Latest addition to my collection:

But the greatest surprise was free money in the coin box:

Enough there for steak and cheese pies for the whole family.

The person who sold it said it was not powering up and was selling it as is...the ac power from the switch was unplugged and from this:

I got this:

It has a triforce mobo inside with virtua striker 2002 trapped inside the gdrom and that will be the next testing phase.
Also got some dated mvs carts with it as a chuck in because they stuffed up negotiations (not by much):

Sunday, 6 May 2012

My first commissioned work for fellow forum member, all in a days work!

I made a jamma interface for the uvc for a fellow forum member.

The setup:
For video, I have the R,G,B,Gnd and H-Sync (since the uvc can output H(C)-Sync via dipswitch) header and a loose V-Sync should he need it. For audio, a female phono jack which he can plug an amplified output signal to.

JAMMA end of business.

Hooked up to JAMMA harness and we have power (whew..)

Beautiful victory!

He is planning to run his uvc in 24KHz mode for his 360 in his new astro city.

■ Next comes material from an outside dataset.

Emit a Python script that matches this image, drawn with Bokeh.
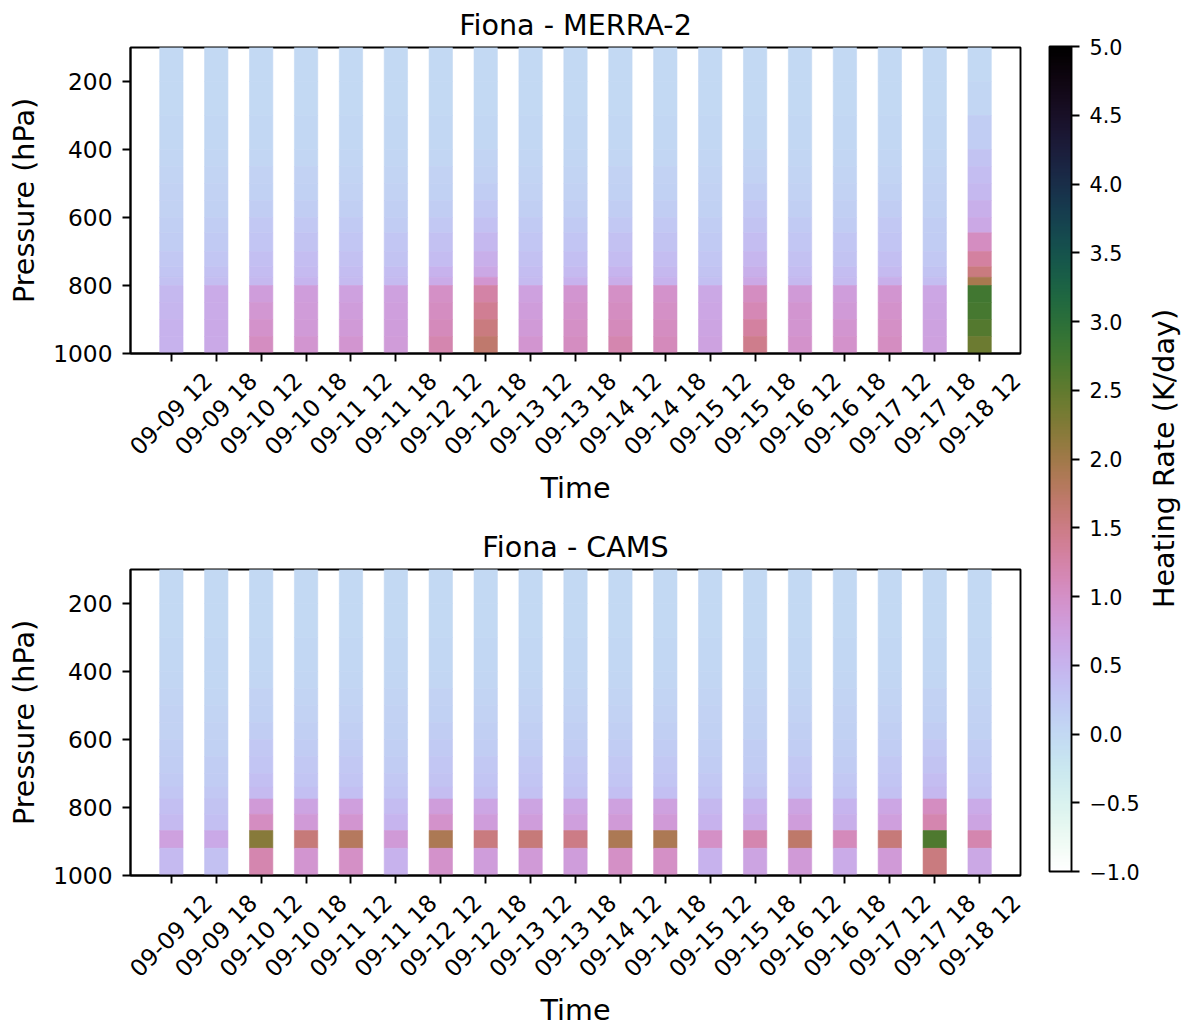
import math
from bokeh.plotting import figure
from bokeh.models import (LinearColorMapper, ColorBar, FixedTicker, Range1d,
                          ColumnDataSource, Label, LinearAxis)
from bokeh.layouts import row, column
from bokeh.embed import file_html
from bokeh.resources import INLINE

# ---------------- data ----------------
times = ["09-09 12", "09-09 18", "09-10 12", "09-10 18", "09-11 12", "09-11 18",
         "09-12 12", "09-12 18", "09-13 12", "09-13 18", "09-14 12", "09-14 18",
         "09-15 12", "09-15 18", "09-16 12", "09-16 18", "09-17 12", "09-17 18",
         "09-18 12"]

pressure_ticks = [200, 400, 600, 800, 1000]
cbar_ticks = [-1.0, -0.5, 0.0, 0.5, 1.0, 1.5, 2.0, 2.5, 3.0, 3.5, 4.0, 4.5, 5.0]

# layer edges (hPa), top -> bottom
merra_edges = [100, 200, 300, 400, 450, 500, 550, 600, 645, 700, 745, 776, 800,
               850, 900, 950, 1000]
cams_edges = [100, 200, 300, 400, 450, 500, 550, 600, 650, 700, 740, 775, 820,
              868, 920, 1000]

# heating rate (K/day) per time, per layer (top -> bottom)
merra_rates = [
    [0.0, 0.0, 0.02, 0.04, 0.06, 0.08, 0.10, 0.13, 0.17, 0.22, 0.28, 0.32, 0.45, 0.47, 0.50, 0.52],
    [0.0, 0.0, 0.02, 0.04, 0.06, 0.09, 0.12, 0.16, 0.20, 0.26, 0.32, 0.36, 0.60, 0.60, 0.62, 0.62],
    [0.0, 0.0, 0.02, 0.05, 0.08, 0.12, 0.16, 0.22, 0.28, 0.34, 0.40, 0.45, 0.80, 0.88, 0.95, 1.05],
    [0.0, 0.0, 0.02, 0.05, 0.08, 0.12, 0.17, 0.24, 0.30, 0.36, 0.42, 0.48, 0.80, 0.82, 0.85, 0.90],
    [0.0, 0.0, 0.02, 0.04, 0.07, 0.10, 0.14, 0.20, 0.26, 0.32, 0.38, 0.42, 0.75, 0.80, 0.85, 0.90],
    [0.0, 0.0, 0.02, 0.04, 0.07, 0.10, 0.14, 0.19, 0.25, 0.31, 0.37, 0.42, 0.75, 0.78, 0.80, 0.82],
    [0.0, 0.0, 0.02, 0.05, 0.08, 0.12, 0.17, 0.24, 0.32, 0.40, 0.50, 0.60, 1.00, 1.05, 1.10, 1.20],
    [0.0, 0.0, 0.03, 0.06, 0.10, 0.15, 0.22, 0.32, 0.45, 0.55, 0.65, 0.90, 1.25, 1.40, 1.55, 1.68],
    [0.0, 0.0, 0.02, 0.04, 0.07, 0.10, 0.14, 0.20, 0.26, 0.32, 0.38, 0.42, 0.75, 0.80, 0.85, 0.90],
    [0.0, 0.0, 0.02, 0.04, 0.07, 0.10, 0.14, 0.20, 0.28, 0.35, 0.42, 0.50, 0.90, 0.95, 1.00, 1.05],
    [0.0, 0.0, 0.02, 0.05, 0.08, 0.12, 0.17, 0.24, 0.32, 0.40, 0.48, 0.58, 1.00, 1.05, 1.10, 1.20],
    [0.0, 0.0, 0.02, 0.05, 0.08, 0.12, 0.17, 0.24, 0.30, 0.37, 0.44, 0.50, 0.95, 1.00, 1.05, 1.10],
    [0.0, 0.0, 0.02, 0.04, 0.06, 0.09, 0.12, 0.16, 0.20, 0.25, 0.30, 0.35, 0.65, 0.68, 0.70, 0.72],
    [0.0, 0.0, 0.03, 0.06, 0.10, 0.15, 0.22, 0.30, 0.38, 0.46, 0.55, 0.65, 1.05, 1.15, 1.30, 1.45],
    [0.0, 0.0, 0.02, 0.04, 0.07, 0.10, 0.14, 0.20, 0.26, 0.32, 0.38, 0.44, 0.85, 0.90, 0.92, 0.95],
    [0.0, 0.0, 0.02, 0.04, 0.07, 0.10, 0.14, 0.19, 0.25, 0.31, 0.37, 0.42, 0.80, 0.85, 0.90, 0.95],
    [0.0, 0.0, 0.02, 0.04, 0.07, 0.11, 0.16, 0.22, 0.28, 0.35, 0.42, 0.55, 0.90, 0.95, 1.00, 1.05],
    [0.0, 0.0, 0.02, 0.04, 0.06, 0.08, 0.11, 0.15, 0.19, 0.24, 0.30, 0.36, 0.68, 0.70, 0.72, 0.75],
    [0.0, 0.05, 0.15, 0.30, 0.38, 0.45, 0.55, 0.65, 1.05, 1.30, 1.55, 1.95, 2.75, 2.72, 2.60, 2.40],
]

cams_rates = [
    [0.0, 0.0, 0.02, 0.04, 0.06, 0.08, 0.10, 0.13, 0.16, 0.20, 0.25, 0.35, 0.42, 0.75, 0.42],
    [0.0, 0.0, 0.02, 0.03, 0.05, 0.07, 0.09, 0.12, 0.15, 0.19, 0.23, 0.30, 0.35, 0.62, 0.33],
    [0.0, 0.0, 0.02, 0.05, 0.08, 0.12, 0.17, 0.22, 0.28, 0.34, 0.42, 0.85, 1.05, 2.20, 1.20],
    [0.0, 0.0, 0.02, 0.04, 0.07, 0.10, 0.14, 0.18, 0.23, 0.28, 0.34, 0.70, 0.85, 1.60, 0.90],
    [0.0, 0.0, 0.02, 0.04, 0.07, 0.10, 0.14, 0.18, 0.23, 0.28, 0.34, 0.78, 0.90, 1.80, 1.00],
    [0.0, 0.0, 0.02, 0.04, 0.06, 0.08, 0.11, 0.14, 0.18, 0.22, 0.27, 0.40, 0.48, 0.85, 0.50],
    [0.0, 0.0, 0.02, 0.05, 0.08, 0.11, 0.15, 0.20, 0.25, 0.30, 0.37, 0.80, 0.95, 1.90, 0.95],
    [0.0, 0.0, 0.02, 0.04, 0.07, 0.10, 0.13, 0.17, 0.22, 0.27, 0.33, 0.68, 0.80, 1.55, 0.80],
    [0.0, 0.0, 0.02, 0.04, 0.07, 0.10, 0.13, 0.17, 0.22, 0.27, 0.33, 0.70, 0.80, 1.60, 0.85],
    [0.0, 0.0, 0.02, 0.04, 0.07, 0.10, 0.13, 0.17, 0.22, 0.27, 0.33, 0.68, 0.78, 1.50, 0.80],
    [0.0, 0.0, 0.02, 0.04, 0.07, 0.10, 0.13, 0.18, 0.23, 0.28, 0.35, 0.75, 0.85, 1.90, 1.00],
    [0.0, 0.0, 0.02, 0.04, 0.07, 0.10, 0.13, 0.18, 0.23, 0.28, 0.35, 0.75, 0.85, 1.90, 1.00],
    [0.0, 0.0, 0.02, 0.04, 0.06, 0.08, 0.11, 0.14, 0.18, 0.22, 0.27, 0.45, 0.52, 1.00, 0.50],
    [0.0, 0.0, 0.02, 0.04, 0.06, 0.08, 0.11, 0.15, 0.19, 0.24, 0.30, 0.50, 0.60, 1.20, 0.70],
    [0.0, 0.0, 0.02, 0.04, 0.07, 0.10, 0.13, 0.17, 0.22, 0.27, 0.33, 0.70, 0.80, 1.70, 0.85],
    [0.0, 0.0, 0.02, 0.04, 0.06, 0.08, 0.11, 0.14, 0.18, 0.22, 0.27, 0.48, 0.55, 1.10, 0.60],
    [0.0, 0.0, 0.02, 0.04, 0.07, 0.10, 0.13, 0.17, 0.22, 0.27, 0.33, 0.68, 0.78, 1.60, 0.85],
    [0.0, 0.0, 0.02, 0.05, 0.08, 0.12, 0.17, 0.23, 0.30, 0.37, 0.45, 1.05, 1.20, 2.65, 1.55],
    [0.0, 0.0, 0.02, 0.04, 0.06, 0.09, 0.12, 0.16, 0.20, 0.25, 0.30, 0.60, 0.70, 1.20, 0.65],
]

# ---------------- colormap (cubehelix reversed) ----------------
def cubehelix(x, gamma=1.0, s=0.5, r=-1.5, h=1.0):
    xg = x ** gamma
    a = h * xg * (1 - xg) / 2
    phi = 2 * math.pi * (s / 3 + r * x)
    c, sn = math.cos(phi), math.sin(phi)
    rr = xg + a * (-0.14861 * c + 1.78277 * sn)
    gg = xg + a * (-0.29227 * c - 0.90649 * sn)
    bb = xg + a * (1.97294 * c)
    to = lambda v: int(round(max(0.0, min(1.0, v)) * 255))
    return "#%02x%02x%02x" % (to(rr), to(gg), to(bb))

palette = [cubehelix(1 - i / 255) for i in range(256)]
mapper = LinearColorMapper(palette=palette, low=-1.0, high=5.0)

FONT = "DejaVu Sans"
TICK_FS = "23.3px"
LABEL_FS = "28.6px"
BAR_W = 0.52
LABEL_SHIFT = 0.8125   # rotated tick labels are centred on their tick


def style_axis(ax):
    ax.axis_line_color = "black"
    ax.axis_line_width = 1.9
    ax.major_tick_line_color = "black"
    ax.major_tick_line_width = 1.9
    ax.major_tick_in = 0
    ax.major_tick_out = 8
    ax.minor_tick_line_color = None
    ax.major_label_text_font = FONT
    ax.major_label_text_font_size = TICK_FS
    ax.major_label_text_color = "black"
    ax.axis_label_text_font = FONT
    ax.axis_label_text_font_size = LABEL_FS
    ax.axis_label_text_font_style = "normal"
    ax.axis_label_text_color = "black"


def make_panel(title, edges, rates, top_border, bottom_border):
    p = figure(frame_width=890, frame_height=306,
               x_range=Range1d(-0.91, 18.91), y_range=Range1d(1000, 100),
               output_backend="svg", toolbar_location=None,
               min_border_left=130, min_border_right=20,
               min_border_top=top_border, min_border_bottom=bottom_border,
               title=title)
    left, right, top, bottom, val = [], [], [], [], []
    for i, prof in enumerate(rates):
        for j, v in enumerate(prof):
            left.append(i - BAR_W / 2)
            right.append(i + BAR_W / 2)
            top.append(edges[j])
            bottom.append(edges[j + 1])
            val.append(v)
    src = ColumnDataSource(dict(left=left, right=right, top=top, bottom=bottom, val=val))
    cmap = {"field": "val", "transform": mapper}
    p.quad(left="left", right="right", top="top", bottom="bottom", source=src,
           fill_color=cmap, line_color=cmap, line_width=0.6)

    p.grid.visible = False
    p.outline_line_color = "black"
    p.outline_line_width = 1.9
    p.background_fill_color = "white"
    p.border_fill_color = "white"

    p.title.text_font = FONT
    p.title.text_font_size = LABEL_FS
    p.title.text_font_style = "normal"
    p.title.text_color = "black"
    p.title.align = "center"
    p.title.standoff = 11

    style_axis(p.xaxis[0])
    style_axis(p.yaxis[0])

    p.yaxis.ticker = FixedTicker(ticks=pressure_ticks)
    p.yaxis.major_label_standoff = 10
    p.yaxis.axis_label = "Pressure (hPa)"
    p.yaxis.axis_label_standoff = 9

    # tick marks at each time step
    n = len(times)
    p.xaxis.ticker = FixedTicker(ticks=list(range(n)))
    p.xaxis.major_label_overrides = {i: "" for i in range(n)}
    p.xaxis.major_label_text_font_size = "0px"
    p.xaxis.major_label_standoff = 0

    # rotated time labels (centred under the ticks) + axis title
    lab_pos = [i + LABEL_SHIFT for i in range(n)]
    lab_axis = LinearAxis(ticker=FixedTicker(ticks=lab_pos),
                          major_label_overrides={pos: t for pos, t in zip(lab_pos, times)})
    style_axis(lab_axis)
    lab_axis.axis_line_color = None
    lab_axis.major_tick_line_color = None
    lab_axis.major_tick_out = 0
    lab_axis.major_label_orientation = math.pi / 4
    lab_axis.major_label_standoff = 15
    lab_axis.axis_label = "Time"
    lab_axis.axis_label_standoff = -2
    p.add_layout(lab_axis, "below")
    return p


p1 = make_panel("Fiona - MERRA-2", merra_edges, merra_rates, 46, 168)
p2 = make_panel("Fiona - CAMS", cams_edges, cams_rates, 48, 152)

# ---------------- colour bar ----------------
p3 = figure(width=149, height=1026, x_range=Range1d(0, 1), y_range=Range1d(0, 1),
            x_axis_type=None, y_axis_type=None, toolbar_location=None,
            output_backend="svg", min_border=0, outline_line_color=None)
p3.grid.visible = False
cb = ColorBar(color_mapper=mapper, location=(9, 155), width=22, height=825,
              orientation="vertical", padding=0,
              ticker=FixedTicker(ticks=cbar_ticks),
              major_label_overrides={t: ("%.1f" % t).replace("-", "\u2212") for t in cbar_ticks},
              major_label_text_font=FONT, major_label_text_font_size="20.7px",
              major_label_text_color="black",
              major_tick_in=0, major_tick_out=8, major_tick_line_color="black",
              major_tick_line_width=1.9, minor_tick_line_color=None,
              label_standoff=10, bar_line_color="black", bar_line_width=1.9,
              background_fill_color=None, border_line_color=None)
p3.add_layout(cb)
cb_label = Label(x=123, y=568, x_units="screen", y_units="screen",
                 text="Heating Rate (K/day)", angle=math.pi / 2,
                 text_align="center", text_baseline="middle",
                 text_font=FONT, text_font_size=LABEL_FS, text_color="black")
p3.add_layout(cb_label)

layout = row(column(p1, p2), p3)
open("out.html", "w").write(file_html(layout, INLINE))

I think the combination will be smashing.

Tuesday, 3 April 2012

Versus CITY ready for players!

Finish replacing the panels for street fighter versus style panels and rigged the cabling for the panels as well.

Just need to make a replacement door for player1 side so nobody gets electricuted while playing.

Video of the beast in action:

Another SCART to JAMMA and uVC combo and she will be as bright as a rainbow.

Friday, 23 March 2012

Aquired and fully functional SEGA Vs City in action.

Got my hands on one of these and I am happy to report all is going well, except for the control panel, sight and sound is all go.

Fired up my cps2 game and I was greeted with a hadoken:

The main focus on this project is to change out the panels to something more befitting digital control games, pictured here is the analog controller, great for 3D sports games, but not so much arcade games as such:

Old rivals face off in new cabinet..

The top display can show who is winning and by how many matches, I dont know how to get that bit going...yet.

All I did was to make sure the bottom power supply is powering the AC/DC power supply on the top and presto, all go.

And a video showing the beast in action:

Going to rig up the new control panel for each player and give her a good clean.